=== Data section ===

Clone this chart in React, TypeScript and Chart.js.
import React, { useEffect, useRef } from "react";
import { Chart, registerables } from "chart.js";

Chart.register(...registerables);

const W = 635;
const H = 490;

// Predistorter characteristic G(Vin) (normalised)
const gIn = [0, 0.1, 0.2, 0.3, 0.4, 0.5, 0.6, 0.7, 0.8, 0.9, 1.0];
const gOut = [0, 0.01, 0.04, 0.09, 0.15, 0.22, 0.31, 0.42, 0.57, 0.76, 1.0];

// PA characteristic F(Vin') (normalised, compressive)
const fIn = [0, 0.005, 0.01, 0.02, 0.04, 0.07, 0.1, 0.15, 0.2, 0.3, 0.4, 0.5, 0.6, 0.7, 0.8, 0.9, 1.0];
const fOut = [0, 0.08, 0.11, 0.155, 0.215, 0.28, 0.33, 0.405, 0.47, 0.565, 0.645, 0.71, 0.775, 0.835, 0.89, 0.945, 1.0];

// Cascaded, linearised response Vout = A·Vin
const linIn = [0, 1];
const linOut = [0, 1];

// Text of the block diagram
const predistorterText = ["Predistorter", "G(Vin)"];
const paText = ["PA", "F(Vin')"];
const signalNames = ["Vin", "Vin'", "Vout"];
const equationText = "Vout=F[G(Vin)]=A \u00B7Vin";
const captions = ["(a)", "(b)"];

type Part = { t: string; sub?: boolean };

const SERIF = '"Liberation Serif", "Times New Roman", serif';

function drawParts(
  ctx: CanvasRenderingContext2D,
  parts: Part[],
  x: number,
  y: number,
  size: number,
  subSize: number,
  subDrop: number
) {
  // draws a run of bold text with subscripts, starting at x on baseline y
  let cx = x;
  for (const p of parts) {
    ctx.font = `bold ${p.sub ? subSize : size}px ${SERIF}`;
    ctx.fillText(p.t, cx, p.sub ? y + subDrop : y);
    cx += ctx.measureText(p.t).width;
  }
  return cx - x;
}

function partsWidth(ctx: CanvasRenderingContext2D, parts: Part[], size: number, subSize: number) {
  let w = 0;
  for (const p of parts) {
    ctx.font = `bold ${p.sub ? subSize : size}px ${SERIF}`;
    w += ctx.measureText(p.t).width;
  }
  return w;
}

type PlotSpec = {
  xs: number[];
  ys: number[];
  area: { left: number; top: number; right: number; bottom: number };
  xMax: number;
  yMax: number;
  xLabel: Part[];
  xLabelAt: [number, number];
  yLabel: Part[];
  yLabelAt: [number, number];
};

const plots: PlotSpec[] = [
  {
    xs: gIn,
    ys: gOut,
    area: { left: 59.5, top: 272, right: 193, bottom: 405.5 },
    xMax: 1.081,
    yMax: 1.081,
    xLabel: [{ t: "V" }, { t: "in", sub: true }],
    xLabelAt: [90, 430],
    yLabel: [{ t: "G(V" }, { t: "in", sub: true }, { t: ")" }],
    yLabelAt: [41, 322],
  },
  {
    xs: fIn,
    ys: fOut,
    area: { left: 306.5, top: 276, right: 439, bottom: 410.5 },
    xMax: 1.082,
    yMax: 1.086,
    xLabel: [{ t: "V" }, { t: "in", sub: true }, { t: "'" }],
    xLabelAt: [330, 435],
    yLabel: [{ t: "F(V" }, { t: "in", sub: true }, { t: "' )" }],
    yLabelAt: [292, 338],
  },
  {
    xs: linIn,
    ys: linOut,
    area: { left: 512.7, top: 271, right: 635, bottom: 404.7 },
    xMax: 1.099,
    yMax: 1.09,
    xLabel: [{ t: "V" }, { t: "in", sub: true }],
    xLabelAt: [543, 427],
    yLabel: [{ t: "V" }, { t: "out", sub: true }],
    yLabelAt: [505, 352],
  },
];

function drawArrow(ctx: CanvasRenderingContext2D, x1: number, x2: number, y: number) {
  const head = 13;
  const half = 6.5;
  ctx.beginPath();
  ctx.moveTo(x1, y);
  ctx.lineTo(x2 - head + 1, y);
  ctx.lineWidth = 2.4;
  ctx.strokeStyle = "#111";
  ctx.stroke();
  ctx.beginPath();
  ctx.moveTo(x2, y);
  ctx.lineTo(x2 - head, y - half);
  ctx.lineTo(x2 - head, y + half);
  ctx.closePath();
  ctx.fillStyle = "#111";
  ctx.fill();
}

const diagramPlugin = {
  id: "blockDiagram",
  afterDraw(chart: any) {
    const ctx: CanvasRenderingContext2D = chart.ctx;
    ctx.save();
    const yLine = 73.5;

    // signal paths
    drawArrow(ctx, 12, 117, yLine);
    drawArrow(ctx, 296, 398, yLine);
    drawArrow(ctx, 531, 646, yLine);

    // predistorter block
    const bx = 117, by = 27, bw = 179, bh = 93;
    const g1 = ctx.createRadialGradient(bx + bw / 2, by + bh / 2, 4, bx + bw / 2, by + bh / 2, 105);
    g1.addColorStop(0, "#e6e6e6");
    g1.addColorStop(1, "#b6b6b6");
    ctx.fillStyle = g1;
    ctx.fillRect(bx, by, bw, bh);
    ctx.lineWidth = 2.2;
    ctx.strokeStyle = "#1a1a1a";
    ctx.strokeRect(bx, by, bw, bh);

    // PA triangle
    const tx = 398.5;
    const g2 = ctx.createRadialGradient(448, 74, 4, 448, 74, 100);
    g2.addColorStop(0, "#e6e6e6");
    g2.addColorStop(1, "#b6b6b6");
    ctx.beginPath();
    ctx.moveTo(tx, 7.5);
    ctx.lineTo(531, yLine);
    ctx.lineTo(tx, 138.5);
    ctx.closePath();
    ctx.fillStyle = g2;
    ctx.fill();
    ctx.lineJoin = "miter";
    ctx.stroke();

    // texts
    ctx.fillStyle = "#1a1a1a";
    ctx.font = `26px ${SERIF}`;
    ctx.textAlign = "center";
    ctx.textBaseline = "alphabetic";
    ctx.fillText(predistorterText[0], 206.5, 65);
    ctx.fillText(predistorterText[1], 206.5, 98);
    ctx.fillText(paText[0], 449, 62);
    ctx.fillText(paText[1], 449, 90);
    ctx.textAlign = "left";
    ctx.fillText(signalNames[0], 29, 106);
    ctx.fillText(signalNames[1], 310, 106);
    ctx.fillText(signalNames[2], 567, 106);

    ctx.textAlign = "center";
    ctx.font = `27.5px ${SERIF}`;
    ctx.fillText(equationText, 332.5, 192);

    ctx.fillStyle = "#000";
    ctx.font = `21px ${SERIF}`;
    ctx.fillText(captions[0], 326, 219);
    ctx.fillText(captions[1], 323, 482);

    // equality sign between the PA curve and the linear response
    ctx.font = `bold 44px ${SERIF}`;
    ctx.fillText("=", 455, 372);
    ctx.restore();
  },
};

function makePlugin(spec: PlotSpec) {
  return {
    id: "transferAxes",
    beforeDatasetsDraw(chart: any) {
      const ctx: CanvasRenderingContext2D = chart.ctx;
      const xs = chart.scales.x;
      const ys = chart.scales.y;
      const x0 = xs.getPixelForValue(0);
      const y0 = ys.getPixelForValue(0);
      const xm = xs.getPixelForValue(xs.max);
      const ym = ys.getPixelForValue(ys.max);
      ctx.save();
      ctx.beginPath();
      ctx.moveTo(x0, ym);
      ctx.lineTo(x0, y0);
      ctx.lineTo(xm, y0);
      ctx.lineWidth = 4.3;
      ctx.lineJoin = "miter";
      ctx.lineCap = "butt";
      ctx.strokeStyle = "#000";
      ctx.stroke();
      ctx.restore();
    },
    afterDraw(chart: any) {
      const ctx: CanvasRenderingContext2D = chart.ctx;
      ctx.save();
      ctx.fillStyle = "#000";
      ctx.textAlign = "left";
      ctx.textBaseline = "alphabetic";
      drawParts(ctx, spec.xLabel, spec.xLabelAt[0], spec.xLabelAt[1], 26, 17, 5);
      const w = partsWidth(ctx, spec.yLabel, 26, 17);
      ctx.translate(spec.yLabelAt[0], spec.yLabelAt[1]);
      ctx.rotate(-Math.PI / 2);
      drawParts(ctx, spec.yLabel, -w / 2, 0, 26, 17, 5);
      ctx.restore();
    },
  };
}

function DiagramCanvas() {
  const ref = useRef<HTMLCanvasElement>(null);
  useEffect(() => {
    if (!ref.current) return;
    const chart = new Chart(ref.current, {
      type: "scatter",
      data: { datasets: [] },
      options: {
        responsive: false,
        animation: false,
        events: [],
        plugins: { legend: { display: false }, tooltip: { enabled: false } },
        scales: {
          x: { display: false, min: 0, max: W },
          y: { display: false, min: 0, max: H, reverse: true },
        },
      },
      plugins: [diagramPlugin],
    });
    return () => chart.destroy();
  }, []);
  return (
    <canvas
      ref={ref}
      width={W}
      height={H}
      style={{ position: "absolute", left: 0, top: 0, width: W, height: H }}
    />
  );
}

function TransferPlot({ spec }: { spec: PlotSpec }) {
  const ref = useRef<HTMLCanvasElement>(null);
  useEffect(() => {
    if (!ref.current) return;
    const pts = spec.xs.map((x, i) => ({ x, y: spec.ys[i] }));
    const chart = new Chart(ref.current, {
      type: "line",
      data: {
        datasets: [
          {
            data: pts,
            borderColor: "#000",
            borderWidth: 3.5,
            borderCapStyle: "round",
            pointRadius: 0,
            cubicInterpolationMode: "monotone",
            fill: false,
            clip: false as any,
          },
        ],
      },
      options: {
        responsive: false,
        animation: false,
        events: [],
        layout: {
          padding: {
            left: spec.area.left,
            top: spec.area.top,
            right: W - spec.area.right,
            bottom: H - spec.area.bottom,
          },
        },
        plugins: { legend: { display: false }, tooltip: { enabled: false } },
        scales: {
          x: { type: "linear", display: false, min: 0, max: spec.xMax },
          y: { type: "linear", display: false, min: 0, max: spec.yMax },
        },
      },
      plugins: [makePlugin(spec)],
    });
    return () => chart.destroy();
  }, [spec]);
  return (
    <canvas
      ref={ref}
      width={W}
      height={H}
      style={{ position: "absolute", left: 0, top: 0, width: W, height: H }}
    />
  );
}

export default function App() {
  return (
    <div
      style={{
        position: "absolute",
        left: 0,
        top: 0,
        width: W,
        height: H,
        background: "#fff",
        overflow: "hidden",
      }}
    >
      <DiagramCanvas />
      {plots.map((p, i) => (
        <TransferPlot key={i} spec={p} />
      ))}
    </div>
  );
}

===
=== Data section ===

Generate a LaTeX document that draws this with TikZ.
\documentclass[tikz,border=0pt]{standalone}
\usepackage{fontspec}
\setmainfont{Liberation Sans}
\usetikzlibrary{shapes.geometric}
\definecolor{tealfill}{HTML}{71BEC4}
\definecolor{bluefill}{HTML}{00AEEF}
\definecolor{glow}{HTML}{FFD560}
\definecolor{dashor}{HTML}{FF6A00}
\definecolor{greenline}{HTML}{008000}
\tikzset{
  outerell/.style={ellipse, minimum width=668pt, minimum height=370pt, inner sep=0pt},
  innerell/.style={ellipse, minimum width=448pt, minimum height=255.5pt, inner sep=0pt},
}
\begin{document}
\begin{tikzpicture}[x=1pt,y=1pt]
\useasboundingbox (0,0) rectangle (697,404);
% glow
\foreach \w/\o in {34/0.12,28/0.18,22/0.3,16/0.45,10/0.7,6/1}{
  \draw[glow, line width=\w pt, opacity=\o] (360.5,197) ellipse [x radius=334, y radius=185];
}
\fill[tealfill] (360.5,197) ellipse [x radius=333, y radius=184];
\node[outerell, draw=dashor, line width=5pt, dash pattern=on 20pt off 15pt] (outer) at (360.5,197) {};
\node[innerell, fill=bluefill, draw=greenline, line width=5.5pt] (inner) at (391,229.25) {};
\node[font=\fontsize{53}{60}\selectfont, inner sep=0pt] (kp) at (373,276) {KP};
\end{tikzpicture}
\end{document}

===

__Task instructions__. Repeat word for word the lines from the line with "Clone this chart" to the line with "const H = 490;", both lines included.

__The completed task__.
Clone this chart in React, TypeScript and Chart.js.
import React, { useEffect, useRef } from "react";
import { Chart, registerables } from "chart.js";

Chart.register(...registerables);

const W = 635;
const H = 490;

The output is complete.